# [Rows from a dataset]
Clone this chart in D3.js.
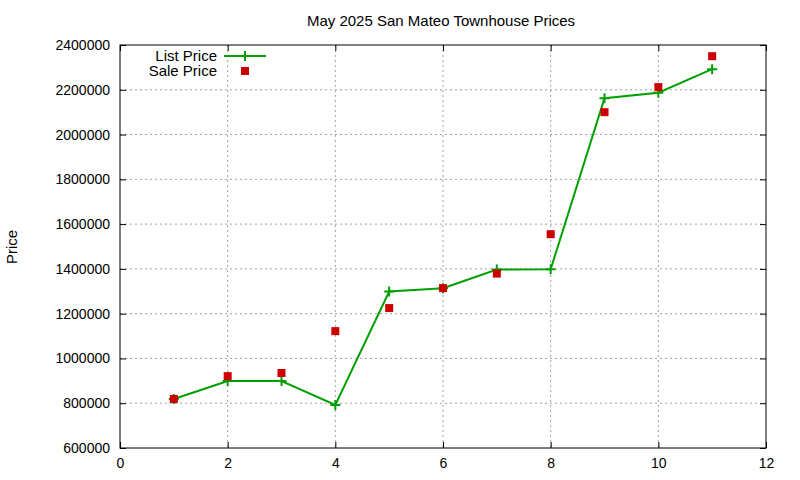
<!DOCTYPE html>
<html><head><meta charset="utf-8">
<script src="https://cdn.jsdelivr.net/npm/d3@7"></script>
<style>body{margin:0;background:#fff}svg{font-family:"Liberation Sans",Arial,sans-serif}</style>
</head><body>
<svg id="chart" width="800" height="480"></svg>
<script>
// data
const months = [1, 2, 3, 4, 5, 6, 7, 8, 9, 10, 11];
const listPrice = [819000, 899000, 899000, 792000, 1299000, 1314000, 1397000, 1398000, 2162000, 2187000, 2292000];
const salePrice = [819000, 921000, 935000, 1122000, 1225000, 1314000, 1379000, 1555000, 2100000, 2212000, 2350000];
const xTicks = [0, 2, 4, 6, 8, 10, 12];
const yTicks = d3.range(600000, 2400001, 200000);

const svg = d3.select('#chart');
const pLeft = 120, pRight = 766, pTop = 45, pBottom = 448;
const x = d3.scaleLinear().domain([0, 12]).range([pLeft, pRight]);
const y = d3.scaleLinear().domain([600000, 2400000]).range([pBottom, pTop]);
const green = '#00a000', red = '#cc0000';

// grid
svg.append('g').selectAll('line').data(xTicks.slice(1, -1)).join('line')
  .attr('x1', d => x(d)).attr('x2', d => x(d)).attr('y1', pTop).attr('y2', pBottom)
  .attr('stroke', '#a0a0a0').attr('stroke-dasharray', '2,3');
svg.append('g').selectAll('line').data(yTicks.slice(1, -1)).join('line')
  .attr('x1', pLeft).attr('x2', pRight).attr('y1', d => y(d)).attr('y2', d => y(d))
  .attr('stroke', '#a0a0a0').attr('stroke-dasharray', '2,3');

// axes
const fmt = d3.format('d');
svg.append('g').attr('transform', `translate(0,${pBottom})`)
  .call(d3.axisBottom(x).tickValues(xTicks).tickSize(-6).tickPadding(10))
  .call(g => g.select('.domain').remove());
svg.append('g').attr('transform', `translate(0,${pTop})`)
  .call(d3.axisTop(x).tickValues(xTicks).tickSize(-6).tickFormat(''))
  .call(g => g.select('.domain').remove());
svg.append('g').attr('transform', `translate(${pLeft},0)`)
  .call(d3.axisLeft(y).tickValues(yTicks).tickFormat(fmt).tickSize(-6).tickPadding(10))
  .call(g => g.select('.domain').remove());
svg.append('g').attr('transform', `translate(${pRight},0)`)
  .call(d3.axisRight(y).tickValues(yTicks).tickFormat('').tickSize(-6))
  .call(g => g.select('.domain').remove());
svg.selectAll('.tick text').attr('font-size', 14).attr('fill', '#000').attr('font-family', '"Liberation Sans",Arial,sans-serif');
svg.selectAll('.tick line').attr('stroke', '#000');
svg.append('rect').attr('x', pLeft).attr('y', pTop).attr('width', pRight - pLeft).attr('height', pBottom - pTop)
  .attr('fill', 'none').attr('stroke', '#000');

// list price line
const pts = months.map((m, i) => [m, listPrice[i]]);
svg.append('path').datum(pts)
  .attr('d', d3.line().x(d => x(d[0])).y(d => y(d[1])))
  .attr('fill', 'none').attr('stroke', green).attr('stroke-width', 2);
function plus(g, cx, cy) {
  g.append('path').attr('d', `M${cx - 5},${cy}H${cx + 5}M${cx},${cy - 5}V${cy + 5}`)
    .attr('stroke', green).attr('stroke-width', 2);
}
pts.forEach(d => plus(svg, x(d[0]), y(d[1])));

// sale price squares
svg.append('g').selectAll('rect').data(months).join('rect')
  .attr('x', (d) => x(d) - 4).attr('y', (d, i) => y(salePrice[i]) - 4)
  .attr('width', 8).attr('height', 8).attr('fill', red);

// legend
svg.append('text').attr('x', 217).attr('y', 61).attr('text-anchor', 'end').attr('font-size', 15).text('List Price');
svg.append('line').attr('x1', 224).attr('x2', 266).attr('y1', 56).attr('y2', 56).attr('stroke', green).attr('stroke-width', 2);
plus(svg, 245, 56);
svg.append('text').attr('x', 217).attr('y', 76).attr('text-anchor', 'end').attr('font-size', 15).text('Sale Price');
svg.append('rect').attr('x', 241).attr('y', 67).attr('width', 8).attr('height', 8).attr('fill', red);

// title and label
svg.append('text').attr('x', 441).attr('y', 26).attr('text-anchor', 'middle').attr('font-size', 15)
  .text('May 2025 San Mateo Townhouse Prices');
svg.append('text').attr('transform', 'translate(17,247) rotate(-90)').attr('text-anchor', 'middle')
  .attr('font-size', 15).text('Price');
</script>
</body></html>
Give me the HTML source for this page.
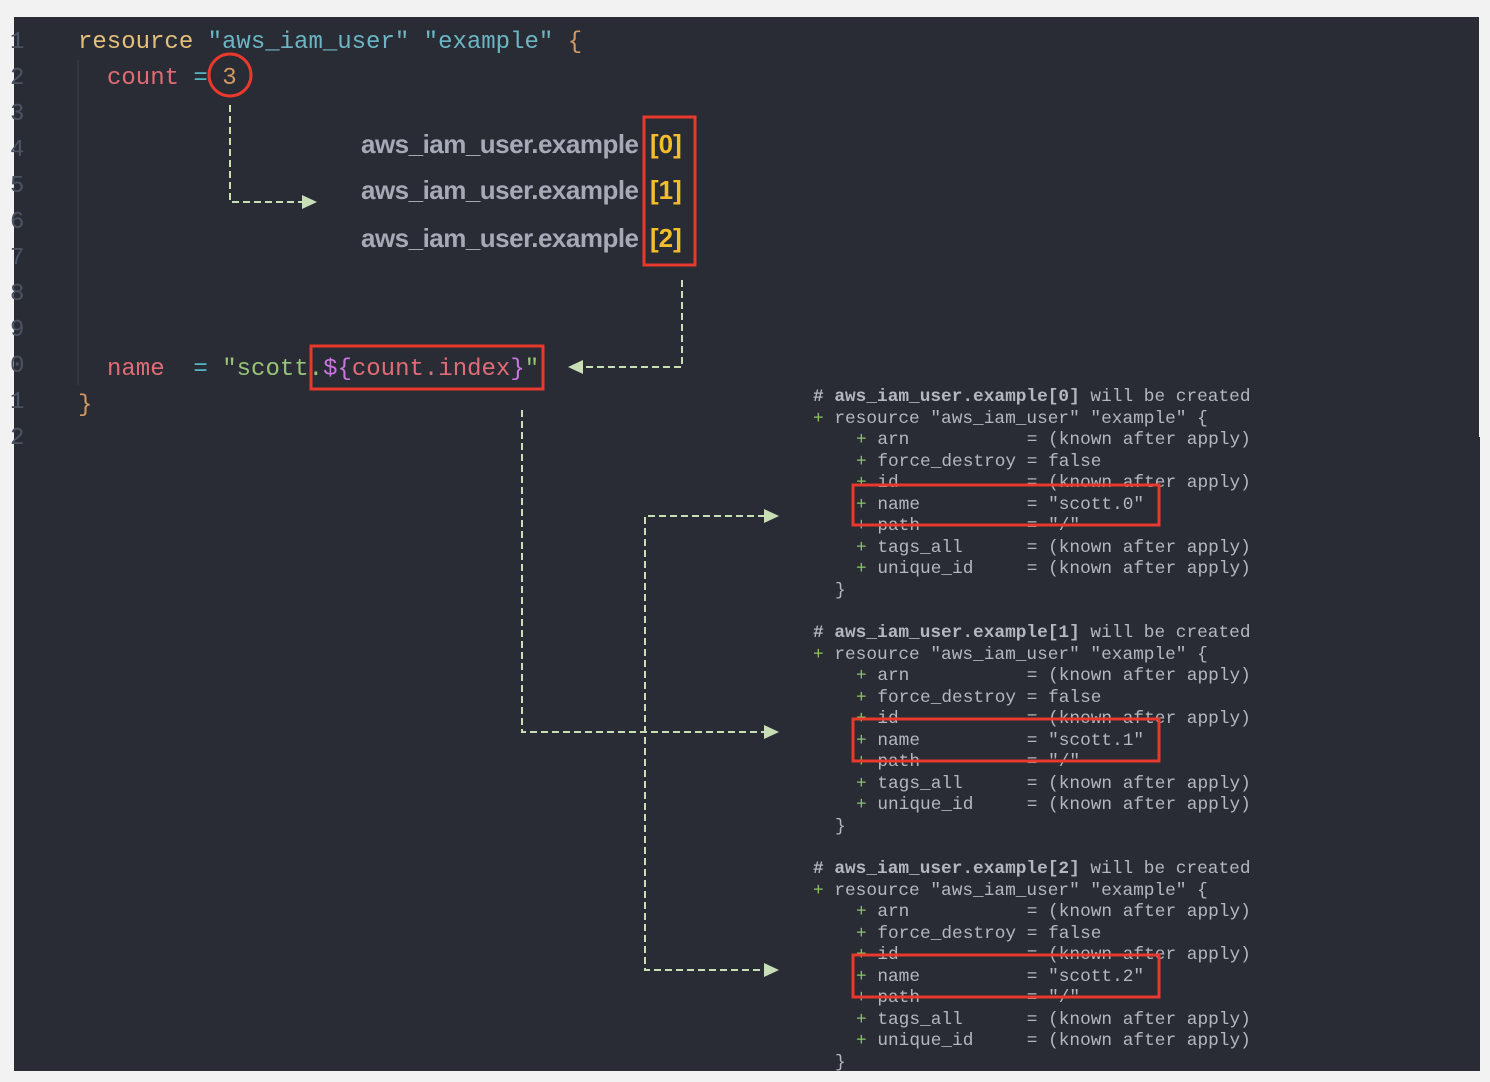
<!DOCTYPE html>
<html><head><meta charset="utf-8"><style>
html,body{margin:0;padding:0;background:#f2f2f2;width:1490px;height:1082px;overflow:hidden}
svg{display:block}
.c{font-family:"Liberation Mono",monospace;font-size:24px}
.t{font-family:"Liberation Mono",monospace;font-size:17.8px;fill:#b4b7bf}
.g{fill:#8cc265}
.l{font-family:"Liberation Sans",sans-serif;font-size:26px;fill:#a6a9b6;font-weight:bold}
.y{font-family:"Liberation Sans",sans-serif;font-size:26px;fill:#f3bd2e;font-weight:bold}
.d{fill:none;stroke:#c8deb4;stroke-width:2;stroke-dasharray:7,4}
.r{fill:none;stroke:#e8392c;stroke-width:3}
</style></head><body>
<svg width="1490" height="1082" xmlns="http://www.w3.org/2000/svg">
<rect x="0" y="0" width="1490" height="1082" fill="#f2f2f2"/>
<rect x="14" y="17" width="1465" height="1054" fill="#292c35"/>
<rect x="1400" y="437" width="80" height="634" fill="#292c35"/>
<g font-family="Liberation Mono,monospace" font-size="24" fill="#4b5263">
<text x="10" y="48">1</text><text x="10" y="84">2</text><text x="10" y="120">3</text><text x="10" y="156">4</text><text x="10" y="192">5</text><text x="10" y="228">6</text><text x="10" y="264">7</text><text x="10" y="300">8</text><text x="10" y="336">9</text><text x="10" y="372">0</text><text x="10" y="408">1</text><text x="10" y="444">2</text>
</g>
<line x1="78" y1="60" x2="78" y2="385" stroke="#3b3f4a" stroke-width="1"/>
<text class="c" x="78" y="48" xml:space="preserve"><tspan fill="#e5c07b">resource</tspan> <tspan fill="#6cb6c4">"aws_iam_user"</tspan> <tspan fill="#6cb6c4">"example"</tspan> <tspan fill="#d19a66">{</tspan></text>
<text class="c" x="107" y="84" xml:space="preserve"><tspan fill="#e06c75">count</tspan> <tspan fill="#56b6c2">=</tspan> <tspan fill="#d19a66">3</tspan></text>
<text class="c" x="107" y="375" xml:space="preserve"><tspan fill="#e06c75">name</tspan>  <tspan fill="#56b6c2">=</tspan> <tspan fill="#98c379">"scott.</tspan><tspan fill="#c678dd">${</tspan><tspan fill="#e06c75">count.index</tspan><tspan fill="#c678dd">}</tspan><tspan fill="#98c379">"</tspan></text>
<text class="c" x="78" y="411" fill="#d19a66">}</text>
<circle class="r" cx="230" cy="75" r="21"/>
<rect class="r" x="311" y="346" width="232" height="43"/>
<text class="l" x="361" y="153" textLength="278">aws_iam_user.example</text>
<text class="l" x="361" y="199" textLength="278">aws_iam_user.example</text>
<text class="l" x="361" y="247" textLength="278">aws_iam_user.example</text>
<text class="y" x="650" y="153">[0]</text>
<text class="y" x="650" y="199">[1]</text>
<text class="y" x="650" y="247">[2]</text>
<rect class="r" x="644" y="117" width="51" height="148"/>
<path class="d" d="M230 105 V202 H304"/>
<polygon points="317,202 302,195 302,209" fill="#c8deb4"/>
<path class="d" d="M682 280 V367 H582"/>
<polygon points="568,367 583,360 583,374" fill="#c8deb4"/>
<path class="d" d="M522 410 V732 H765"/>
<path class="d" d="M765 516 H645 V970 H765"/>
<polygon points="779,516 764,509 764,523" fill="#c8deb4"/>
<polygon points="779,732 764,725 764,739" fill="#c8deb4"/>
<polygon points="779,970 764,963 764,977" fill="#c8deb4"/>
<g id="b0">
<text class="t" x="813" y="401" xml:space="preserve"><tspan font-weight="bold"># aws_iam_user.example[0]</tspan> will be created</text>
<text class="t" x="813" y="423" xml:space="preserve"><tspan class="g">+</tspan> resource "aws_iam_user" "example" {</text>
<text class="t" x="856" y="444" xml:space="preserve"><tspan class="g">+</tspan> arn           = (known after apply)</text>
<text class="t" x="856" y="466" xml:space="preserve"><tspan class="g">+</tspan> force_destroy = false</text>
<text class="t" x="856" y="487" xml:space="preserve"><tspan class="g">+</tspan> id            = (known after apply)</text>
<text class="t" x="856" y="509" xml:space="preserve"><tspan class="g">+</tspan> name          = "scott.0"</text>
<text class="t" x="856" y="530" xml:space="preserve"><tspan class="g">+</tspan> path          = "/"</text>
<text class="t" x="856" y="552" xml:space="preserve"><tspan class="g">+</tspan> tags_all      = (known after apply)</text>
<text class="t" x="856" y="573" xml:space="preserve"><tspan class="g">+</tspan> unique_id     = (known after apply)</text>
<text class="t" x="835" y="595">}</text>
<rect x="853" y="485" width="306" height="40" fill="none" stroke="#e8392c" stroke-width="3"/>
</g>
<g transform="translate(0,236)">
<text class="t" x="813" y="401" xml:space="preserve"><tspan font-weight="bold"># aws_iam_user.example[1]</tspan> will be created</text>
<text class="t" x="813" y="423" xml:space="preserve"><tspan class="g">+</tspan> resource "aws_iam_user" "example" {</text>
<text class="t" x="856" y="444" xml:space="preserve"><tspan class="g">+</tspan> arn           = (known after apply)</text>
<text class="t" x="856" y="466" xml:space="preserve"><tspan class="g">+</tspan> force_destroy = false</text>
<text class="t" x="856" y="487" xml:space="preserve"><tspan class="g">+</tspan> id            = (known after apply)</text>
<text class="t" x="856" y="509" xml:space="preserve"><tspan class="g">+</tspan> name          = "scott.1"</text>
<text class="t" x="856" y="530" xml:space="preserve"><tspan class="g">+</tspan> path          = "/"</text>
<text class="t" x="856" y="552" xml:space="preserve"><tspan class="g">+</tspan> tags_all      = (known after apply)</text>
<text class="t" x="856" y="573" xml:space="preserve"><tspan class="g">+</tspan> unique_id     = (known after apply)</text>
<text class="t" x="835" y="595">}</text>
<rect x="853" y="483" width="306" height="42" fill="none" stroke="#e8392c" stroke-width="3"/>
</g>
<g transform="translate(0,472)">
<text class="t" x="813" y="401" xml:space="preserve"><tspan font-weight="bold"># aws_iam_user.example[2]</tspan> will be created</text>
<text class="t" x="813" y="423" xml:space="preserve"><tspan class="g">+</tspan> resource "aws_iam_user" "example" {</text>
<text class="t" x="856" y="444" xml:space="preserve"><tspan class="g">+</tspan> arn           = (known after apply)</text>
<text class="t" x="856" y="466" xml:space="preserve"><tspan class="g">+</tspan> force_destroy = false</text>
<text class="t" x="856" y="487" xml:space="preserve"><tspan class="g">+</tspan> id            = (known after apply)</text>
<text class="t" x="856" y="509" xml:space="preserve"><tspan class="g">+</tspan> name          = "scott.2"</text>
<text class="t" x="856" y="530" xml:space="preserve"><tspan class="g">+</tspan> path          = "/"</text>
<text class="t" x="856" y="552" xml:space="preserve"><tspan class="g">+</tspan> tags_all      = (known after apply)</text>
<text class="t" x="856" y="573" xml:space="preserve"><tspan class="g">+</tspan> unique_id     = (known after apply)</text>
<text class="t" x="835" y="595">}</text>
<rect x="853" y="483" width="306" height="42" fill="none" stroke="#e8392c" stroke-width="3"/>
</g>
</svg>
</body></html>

# [WRITTEN REQUEST]
Everything from the first line to the line with "const green = '#00a000', red = '#cc0000';" must be repeated exactly, and nothing else. Leave the pictures out.

# [WORKED SOLUTION]
Clone this chart in D3.js.
<!DOCTYPE html>
<html><head><meta charset="utf-8">
<script src="https://cdn.jsdelivr.net/npm/d3@7"></script>
<style>body{margin:0;background:#fff}svg{font-family:"Liberation Sans",Arial,sans-serif}</style>
</head><body>
<svg id="chart" width="800" height="480"></svg>
<script>
// data
const months = [1, 2, 3, 4, 5, 6, 7, 8, 9, 10, 11];
const listPrice = [819000, 899000, 899000, 792000, 1299000, 1314000, 1397000, 1398000, 2162000, 2187000, 2292000];
const salePrice = [819000, 921000, 935000, 1122000, 1225000, 1314000, 1379000, 1555000, 2100000, 2212000, 2350000];
const xTicks = [0, 2, 4, 6, 8, 10, 12];
const yTicks = d3.range(600000, 2400001, 200000);

const svg = d3.select('#chart');
const pLeft = 120, pRight = 766, pTop = 45, pBottom = 448;
const x = d3.scaleLinear().domain([0, 12]).range([pLeft, pRight]);
const y = d3.scaleLinear().domain([600000, 2400000]).range([pBottom, pTop]);
const green = '#00a000', red = '#cc0000';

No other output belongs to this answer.